Kellogg: It's the ultimate bragging rights trophy in all of college sports at the Division I level, because athletics programs across the country at the D1 level have a chance to earn points based on top 10 finishes across multiple sports during the fall, winter and spring sports seasons, and championships garner more points. As we get ready for the Final Four taking place here in North Texas, each of these teams have an opportunity to earn points towards the Capital One Cup for their respective programs, and the National Champion not only gets the trophy, but they also get 60 points in the race for the Capital One Cup. $400,000 in combined student athlete scholarship money is available to the winning programs, men's and women's, and I've served as an advisory board member for the Capital One Cup since it's inception. This is year four, Florida has actually won two of the three Capital One Cup trophies in the last three years, and they could perhaps position themselves to win it again if they were to come out on top in the National Championship game on Monday if they get there.
TUCB: Alright, prediction time, who do you think is going to win this weekend, and then who do you think is going to win it all?
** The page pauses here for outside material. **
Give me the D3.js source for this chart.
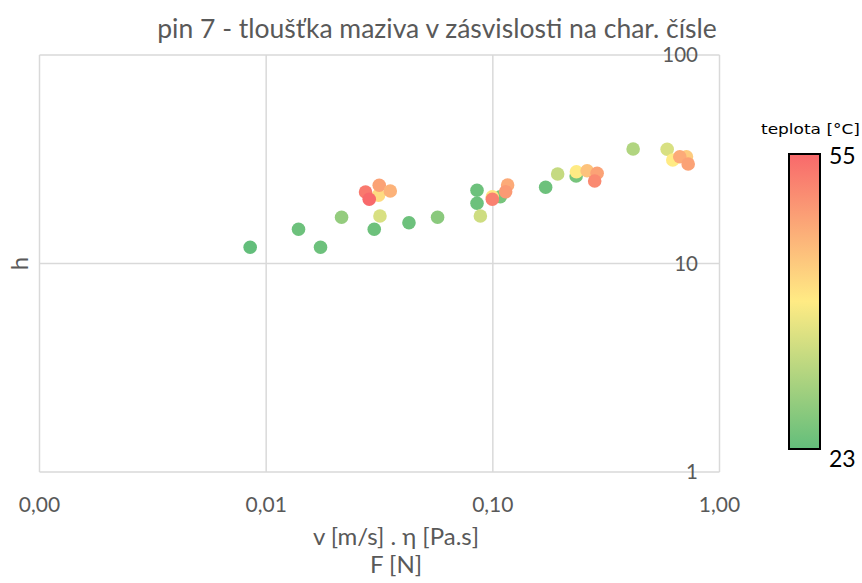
<!DOCTYPE html>
<html>
<head>
<meta charset="utf-8">
<script src="https://cdn.jsdelivr.net/npm/d3@7"></script>
<style>
  html, body { margin: 0; padding: 0; background: #fff; }
  svg { display: block; font-family: Lato, "Open Sans", sans-serif; }
</style>
</head>
<body>
<svg id="chart" width="862" height="583"></svg>
<script>
// Measurements: characteristic number, film thickness h, temperature
const charNumber = [
  0.00850, 0.01389, 0.01737, 0.02151,
  0.02998, 0.03177, 0.03131, 0.02744, 0.03154, 0.03528, 0.02849,
  0.04266, 0.05705,
  0.08515, 0.08515, 0.0881, 0.1079, 0.0995, 0.1162, 0.1139, 0.0995,
  0.1710, 0.1932, 0.2331, 0.2338, 0.2606, 0.2884, 0.2814,
  0.4159, 0.5876, 0.6221, 0.7148, 0.6680, 0.7275
];
const thickness = [
  11.96, 14.59, 11.96, 16.66,
  14.59, 16.90, 21.24, 22.03, 23.72, 22.27, 20.32,
  15.69, 16.66,
  22.44, 19.45, 16.90, 20.91, 20.91, 23.79, 22.10, 20.32,
  23.20, 26.87, 26.29, 27.56, 27.87, 27.08, 24.87,
  35.42, 35.30, 31.36, 32.53, 32.53, 30.00
];
const temperature = [
  23, 24, 24, 28,
  24, 35, 41, 53, 48, 46, 55,
  24, 27,
  24, 24, 34, 25, 40, 47, 49, 52,
  24, 33, 25, 39, 44, 48, 51,
  31, 35, 39, 43, 47, 48
];

const xTicks = [0.001, 0.01, 0.1, 1];
const xTickLabels = ["0,00", "0,01", "0,10", "1,00"];
const yTicks = [1, 10, 100];
const yTickLabels = ["1", "10", "100"];
const tempRange = [23, 55];

const chartTitle = "pin 7 - tloušťka maziva v zásvislosti na char. čísle";
const xTitleLines = ["v [m/s] . η [Pa.s]", "F [N]"];
const yTitle = "h";
const legendTitle = "teplota [°C]";

const svg = d3.select("#chart");
const plot = { left: 39.5, right: 719.5, top: 55, bottom: 472 };

const x = d3.scaleLog().domain([0.001, 1]).range([plot.left, plot.right]);
const y = d3.scaleLog().domain([1, 100]).range([plot.bottom, plot.top]);
const tMid = (tempRange[0] + tempRange[1]) / 2;
const color = d3.scaleLinear()
  .domain([tempRange[0], tMid, tempRange[1]])
  .range(["#63be7b", "#ffeb84", "#f8696b"]);

const gridColor = "#d9d9d9";
const textColor = "#595959";

// Gridlines
svg.append("g").selectAll("line.v").data(xTicks).join("line")
  .attr("x1", d => x(d)).attr("x2", d => x(d))
  .attr("y1", plot.top).attr("y2", plot.bottom)
  .attr("stroke", gridColor).attr("stroke-width", 1.5);
svg.append("g").selectAll("line.h").data(yTicks).join("line")
  .attr("x1", plot.left).attr("x2", plot.right)
  .attr("y1", d => y(d)).attr("y2", d => y(d))
  .attr("stroke", gridColor).attr("stroke-width", 1.5);

// X tick labels
svg.append("g").selectAll("text").data(xTicks).join("text")
  .attr("x", d => x(d)).attr("y", 512)
  .attr("text-anchor", "middle")
  .attr("font-size", 21).attr("fill", textColor)
  .text((d, i) => xTickLabels[i]);

// Y tick labels, drawn inside the plot at the right edge
svg.append("g").selectAll("text").data(yTicks).join("text")
  .attr("x", 698).attr("y", d => y(d))
  .attr("dy", "0.36em")
  .attr("text-anchor", "end")
  .attr("font-size", 20.5).attr("fill", textColor)
  .text((d, i) => yTickLabels[i]);

// Points
svg.append("g").selectAll("circle").data(charNumber).join("circle")
  .attr("cx", d => x(d))
  .attr("cy", (d, i) => y(thickness[i]))
  .attr("r", 6.8)
  .attr("fill", (d, i) => color(temperature[i]));

// Titles
svg.append("text")
  .attr("x", 437).attr("y", 38)
  .attr("text-anchor", "middle")
  .attr("font-size", 26.5).attr("fill", textColor)
  .text(chartTitle);

svg.append("g").selectAll("text").data(xTitleLines).join("text")
  .attr("x", 396).attr("y", (d, i) => 545 + i * 28)
  .attr("text-anchor", "middle")
  .attr("font-size", 24).attr("fill", textColor)
  .text(d => d);

svg.append("text")
  .attr("transform", `translate(28,${y(10)}) rotate(-90)`)
  .attr("text-anchor", "middle")
  .attr("font-size", 24).attr("fill", textColor)
  .text(yTitle);

// Colour legend
const legend = { x: 789, y: 154, w: 31, h: 295 };
const defs = svg.append("defs");
const grad = defs.append("linearGradient")
  .attr("id", "tempGrad").attr("x1", 0).attr("y1", 1).attr("x2", 0).attr("y2", 0);
grad.selectAll("stop").data([tempRange[0], tMid, tempRange[1]]).join("stop")
  .attr("offset", d => (d - tempRange[0]) / (tempRange[1] - tempRange[0]))
  .attr("stop-color", d => color(d));

svg.append("rect")
  .attr("x", legend.x).attr("y", legend.y)
  .attr("width", legend.w).attr("height", legend.h)
  .attr("fill", "url(#tempGrad)")
  .attr("stroke", "#000").attr("stroke-width", 2);

svg.append("text")
  .attr("x", 761).attr("y", 134)
  .attr("font-family", "'DejaVu Sans', sans-serif")
  .attr("font-size", 14).attr("fill", "#000")
  .attr("textLength", 99).attr("lengthAdjust", "spacingAndGlyphs")
  .text(legendTitle);

svg.append("text")
  .attr("x", 829).attr("y", 164)
  .attr("font-size", 23).attr("fill", "#000")
  .text(tempRange[1]);
svg.append("text")
  .attr("x", 829).attr("y", 467)
  .attr("font-size", 23).attr("fill", "#000")
  .text(tempRange[0]);
</script>
</body>
</html>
Kellogg: I'll tell you, it's hard to go against Florida. The balance that team has, the experience, they would be the slight favorite in my mind as the overall No. 1 seed in the tournament. I think Kentucky with its talent and the way that team has played over the last three weeks would probably be my second choice, and then I think it's a pick-em between Wisconsin and UConn in terms of advancing to the National Championship game. I give Florida a slight edge to prevail, I wouldn't be surprised if any of the teams won, but being forced to choose one I would pick the Florida Gators to come out on top.